I think I would still need to adjust the size a bit, but that was by far the best I could do with pstoedit.

Print to File (PDF) to Inkscape saving as "HP Graphics Language Plot file [AutoCAD](*.plt)"

This method ended up being the most reproducible method. After I saved the file as a PDF using a Tabloid page size in LibreCAD, I would open it in Inkscape. I'm not sure this did anythinig, but I set the "Precision of approximatating gradient meshes" to the highest I could. You can see file in the preview, but I found that when the file was imported, it appeared blank. Next I selected all, and could see the outline of the plot.

I went to the the Coordinates of the selection in my toolbar, set X and Y to zero. I then set Units to be % and locked W and H and set it to be 80%. Then I went to "Save As..." and picked " HP Graphics Language Plot file [AutoCAD](*.plt) ".

This final method has gotten me the most consistent results. However, using this method doesn't set a pen. I ended up adding: SP1;VS15; after the IN; in the plt file to pick a pen (SP1) and set the speed to 15cm/s (VS15), which I found yielded better results than full speed which is 38.1cm/s.

Adjusting the hpgl using hpglview

One really nice piece of software for viewing plots is hpglview. This program takes a strict reading of hpgl and will not display anything if there is no SP entry as Inkscape does. However, do not count on this software to adjust your hpgl output. I spent way too much time attempting to figure out how to make it do something with no success.

Plotting the results

You can try my old post to set up the communications and it should "just work". However, in practice, I found my plotter would freak out after a bit, since the bits are being pushed much faster than it can handle. I found the Chiplotle (no, not Chipoltle) project. It includes a couple of python scripts that will show the output of your plot. It even allows you to set the model of the plotter in a configuration file and will edit the output of your plot so the plotter doesn't see any commands it wont recognize. For instance, pstoedit produces a larger set of commands than my antique HP7475A can see.

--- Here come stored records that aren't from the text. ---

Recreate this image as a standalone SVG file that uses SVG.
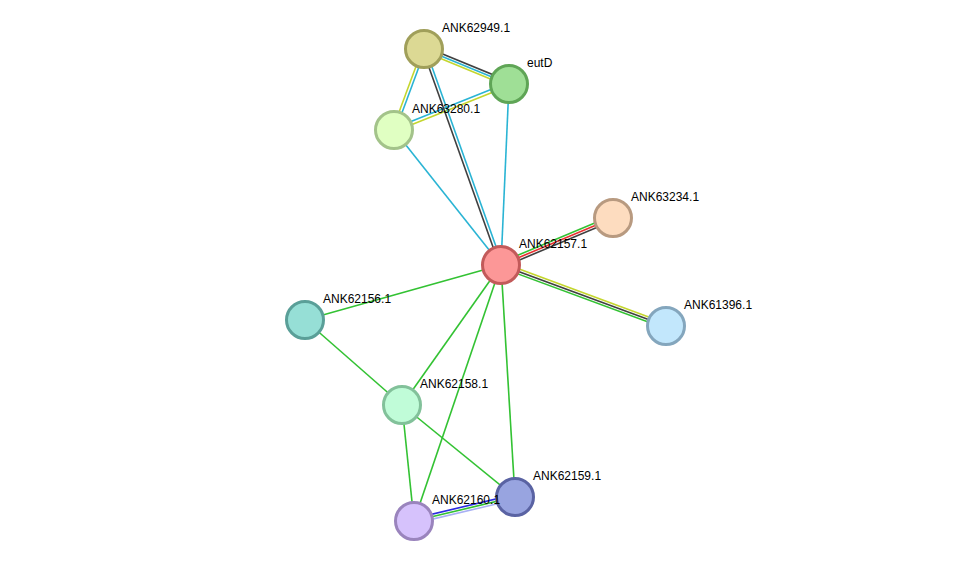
<svg xmlns="http://www.w3.org/2000/svg" width="975" height="567" viewBox="0 0 975 567">
<style>
line{stroke-width:1.6;fill:none}
.g{stroke:#33c233}.c{stroke:#2ab4d4}.k{stroke:#404040}.y{stroke:#c4d62e}.r{stroke:#e83030}.b{stroke:#2a2ae0}.lb{stroke:#a8b0f4}
circle{stroke-width:3}
text{font-family:"Liberation Sans",Arial,sans-serif;font-size:12px;fill:#000}
</style>
<rect width="975" height="567" fill="#fff"/>
<g id="connectors">
<line class="k" x1="424" y1="49" x2="509" y2="84" transform="translate(0.95,-2.3)"/>
<line class="c" x1="424" y1="49" x2="509" y2="84"/>
<line class="y" x1="424" y1="49" x2="509" y2="84" transform="translate(-0.95,2.3)"/>
<line class="y" x1="424" y1="49" x2="394" y2="130" transform="translate(-1.4,-0.5)"/>
<line class="c" x1="424" y1="49" x2="394" y2="130" transform="translate(1.4,0.5)"/>
<line class="c" x1="394" y1="130" x2="509" y2="84" transform="translate(-0.55,-1.4)"/>
<line class="y" x1="394" y1="130" x2="509" y2="84" transform="translate(0.55,1.4)"/>
<line class="k" x1="424" y1="49" x2="501" y2="265" transform="translate(-1.4,0.5)"/>
<line class="c" x1="424" y1="49" x2="501" y2="265" transform="translate(1.4,-0.5)"/>
<line class="c" x1="509" y1="84" x2="501" y2="265"/>
<line class="c" x1="394" y1="130" x2="501" y2="265"/>
<line class="g" x1="501" y1="265" x2="613" y2="218" transform="translate(-0.97,-2.3)"/>
<line class="r" x1="501" y1="265" x2="613" y2="218"/>
<line class="k" x1="501" y1="265" x2="613" y2="218" transform="translate(0.97,2.3)"/>
<line class="y" x1="501" y1="265" x2="666" y2="326" transform="translate(0.87,-2.35)"/>
<line class="k" x1="501" y1="265" x2="666" y2="326"/>
<line class="g" x1="501" y1="265" x2="666" y2="326" transform="translate(-0.87,2.35)"/>
<line class="b" x1="414" y1="521" x2="515" y2="497" transform="translate(-0.58,-2.4)"/>
<line class="g" x1="414" y1="521" x2="515" y2="497"/>
<line class="lb" x1="414" y1="521" x2="515" y2="497" transform="translate(0.58,2.4)"/>
<line class="g" x1="501" y1="265" x2="305" y2="320"/>
<line class="g" x1="501" y1="265" x2="402" y2="405"/>
<line class="g" x1="501" y1="265" x2="414" y2="521"/>
<line class="g" x1="501" y1="265" x2="515" y2="497"/>
<line class="g" x1="305" y1="320" x2="402" y2="405"/>
<line class="g" x1="402" y1="405" x2="414" y2="521"/>
<line class="g" x1="402" y1="405" x2="515" y2="497"/>
</g>
<g id="ANK62949.1"><circle cx="424" cy="49" r="18.5" fill="#dcd994" stroke="#a09f5a"/><text x="442" y="32">ANK62949.1</text></g>
<g id="eutD"><circle cx="509" cy="84" r="18.5" fill="#9fdf96" stroke="#5fa556"/><text x="527" y="67">eutD</text></g>
<g id="ANK63280.1"><circle cx="394" cy="130" r="18.5" fill="#e0ffc2" stroke="#a3c38a"/><text x="412" y="113">ANK63280.1</text></g>
<g id="ANK63234.1"><circle cx="613" cy="218" r="18.5" fill="#fddcbf" stroke="#b89a80"/><text x="631" y="201">ANK63234.1</text></g>
<g id="ANK62157.1"><circle cx="501" cy="265" r="18.5" fill="#fc9797" stroke="#c25a5a"/><text x="519" y="248">ANK62157.1</text></g>
<g id="ANK62156.1"><circle cx="305" cy="320" r="18.5" fill="#96dfd6" stroke="#5a9f98"/><text x="323" y="303">ANK62156.1</text></g>
<g id="ANK61396.1"><circle cx="666" cy="326" r="18.5" fill="#c2e7fc" stroke="#84a6bd"/><text x="684" y="309">ANK61396.1</text></g>
<g id="ANK62158.1"><circle cx="402" cy="405" r="18.5" fill="#c0fcd8" stroke="#82c19a"/><text x="420" y="388">ANK62158.1</text></g>
<g id="ANK62159.1"><circle cx="515" cy="497" r="18.5" fill="#98a4e0" stroke="#5a63a3"/><text x="533" y="480">ANK62159.1</text></g>
<g id="ANK62160.1"><circle cx="414" cy="521" r="18.5" fill="#d6c2fc" stroke="#9a84bd"/><text x="432" y="504">ANK62160.1</text></g>
</svg>
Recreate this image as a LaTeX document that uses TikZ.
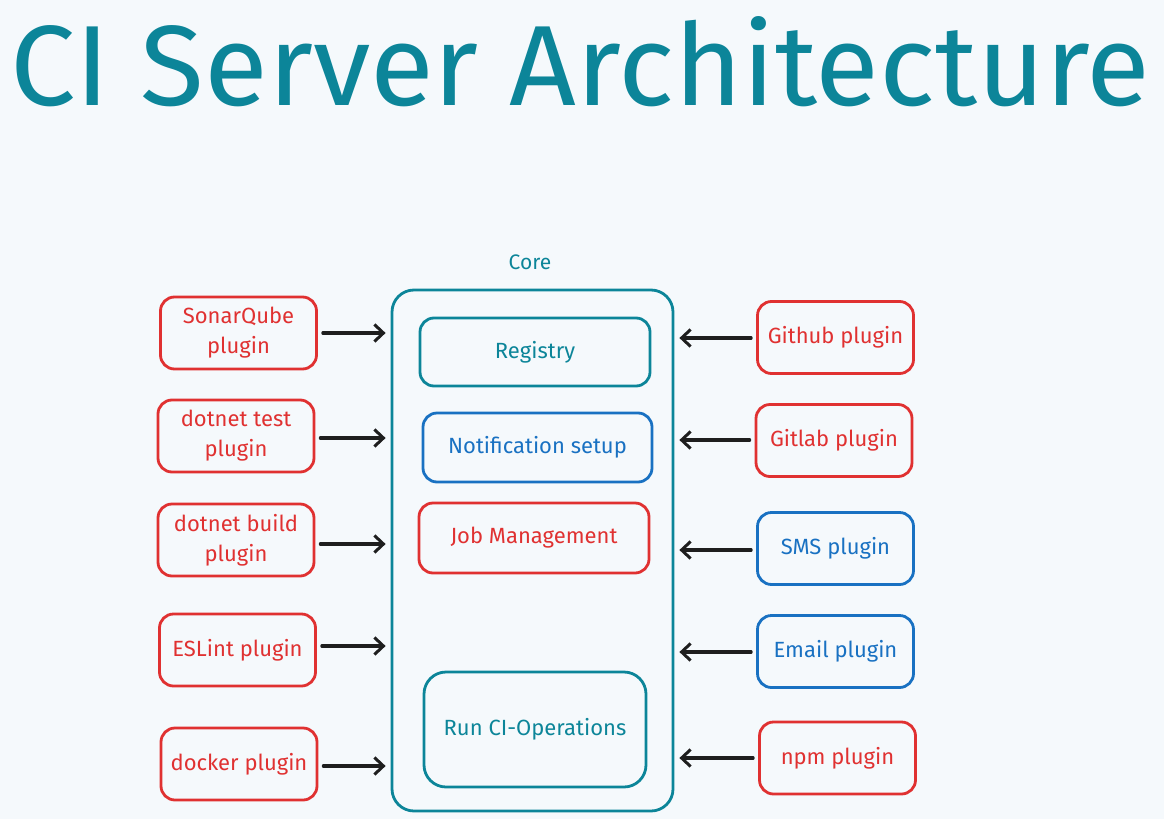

One issue with Chiplotle as of this writing was that it cannot handle hpgl that has no semi-colon delimiter between commands. This is legal syntax and it should handle it, but that's largely my only complaint.

Future dreams

If you look hard enough, you can find the Roland plotter driver files out there for Windows XP. These may even work on 32-bit Windows 7. I am only running 64-bit, so I can't really test. However, I have been excited by the progress the ReactOS community has made in the last year or two. Hopefully, sometime in the not too distant future, I could load the Roland drivers on ReactOS and plot directly from my program of choice to my plotter.

Another dream of mine would be to able to write directly to hpgl from LibreCAD. Unfortunately, I don't have the programming chops to integrate something like Chiplotle into LibreCAD. Ideally, there would even be circle and arc HPGL primitives in a file generated this way. Additionally, LibreCAD seems to not have had any major updates for about a year.